How can I use match_phrase correctly?

Hi,I got an issue,when I post a query like this

POST /scene_dev/_search
{
  "query": {
              "match_phrase": {
            "labels": "test-qzw"
          }    
  }
} 

and got the response like this

{
  "took": 1,
  "timed_out": false,
  "_shards": {
    "total": 1,
    "successful": 1,
    "skipped": 0,
    "failed": 0
  },
  "hits": {
    "total": {
      "value": 2,
      "relation": "eq"
    },
    "max_score": 30.4391,
    "hits": [
      {
        "_index": "scene_dev",
        "_id": "5GG9eI0Bke7j5TSbBlKj",
        "_score": 30.4391,
        "_source": {
          "labels": "test qzw"
        }
      },
      {
        "_index": "scene_dev",
        "_id": "42G8eI0Bke7j5TSbR1LQ",
        "_score": 23.916782,
        "_source": {
          "labels": "qzw-test test qzw"
        }
      }
    ]
  }
}

but if I just modify my query to this

POST /scene_dev/_search
{
  "query": {
              "match_phrase": {
            "labels": "qzw-test"
          }
    
  }
}

I'll get just the second json above,why?I I want to search the docs contains exact"qzw-test",how should I build my query?

I'm guessing you're using the default standard analyzer, which strips the hyphen and understands your string as two separate tokens. You can test this using the analyze api:

GET /_analyze
{
  "analyzer": "standard",
  "text": "test-qzw"
}

returns:

{
  "tokens": [
    {
      "token": "test",
      "start_offset": 0,
      "end_offset": 4,
      "type": "<ALPHANUM>",
      "position": 0
    },
    {
      "token": "qzw",
      "start_offset": 5,
      "end_offset": 8,
      "type": "<ALPHANUM>",
      "position": 1
    }
  ]
}

If you want to do a text search interpreting hyphens in a different way, you'll need to use a different analyzer. Note that since these have been indexed with the standard analyzer already using a whitespace analyzer or something at search time won't work the way you want.

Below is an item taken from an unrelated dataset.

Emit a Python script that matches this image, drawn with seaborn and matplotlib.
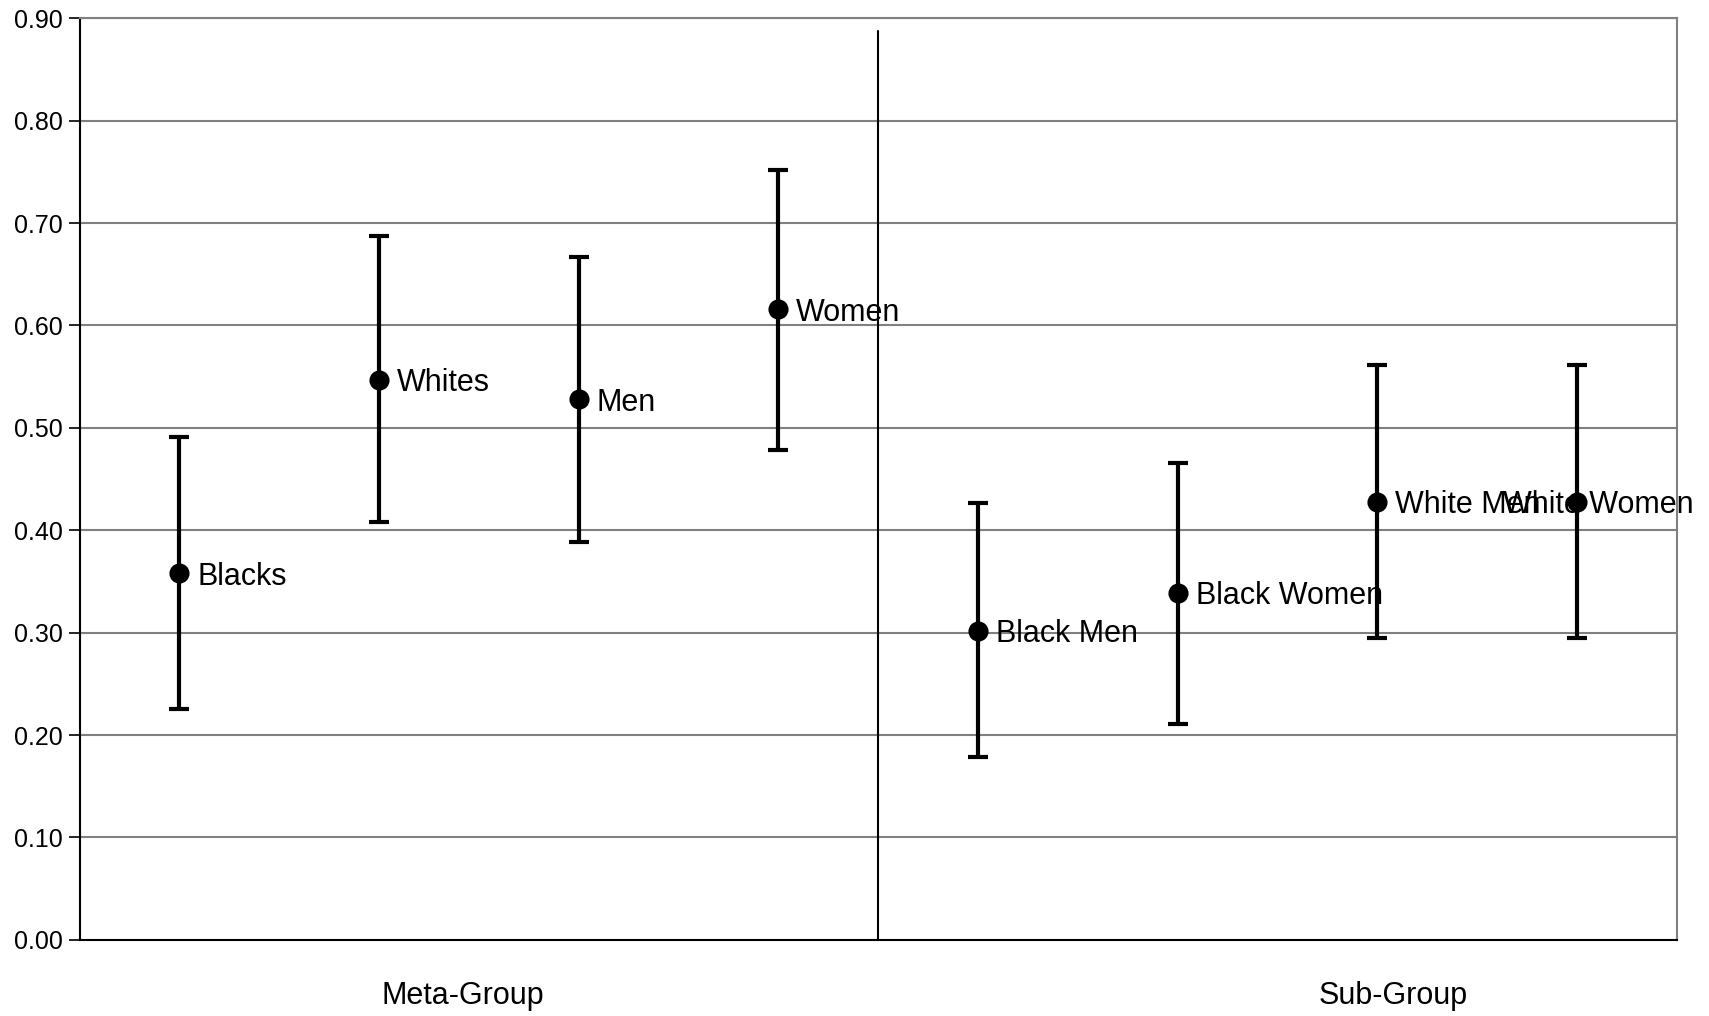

Here's more information on how to specify an analyzer.

Thanks for reply, so the tokenizer will still apply to my search content in math_phrase,but what I need is to make a search to hit "test-qzw" when I search for "test", so I still need the tokenizer to use hyphen to tokenize my string, but I alse need a way to hit only stings containing "test-qzw" but not "test qzw"
(thanks to my god damn app scenario). Is there any possible to make this realized by Elasticsearch?

I think you could do this with a custom tokenizer and analyzer with some fiddling. But if you don't want to go down that route the only other option would be to use keyword fields which it doesn't sound like you want.

This topic was automatically closed 28 days after the last reply. New replies are no longer allowed.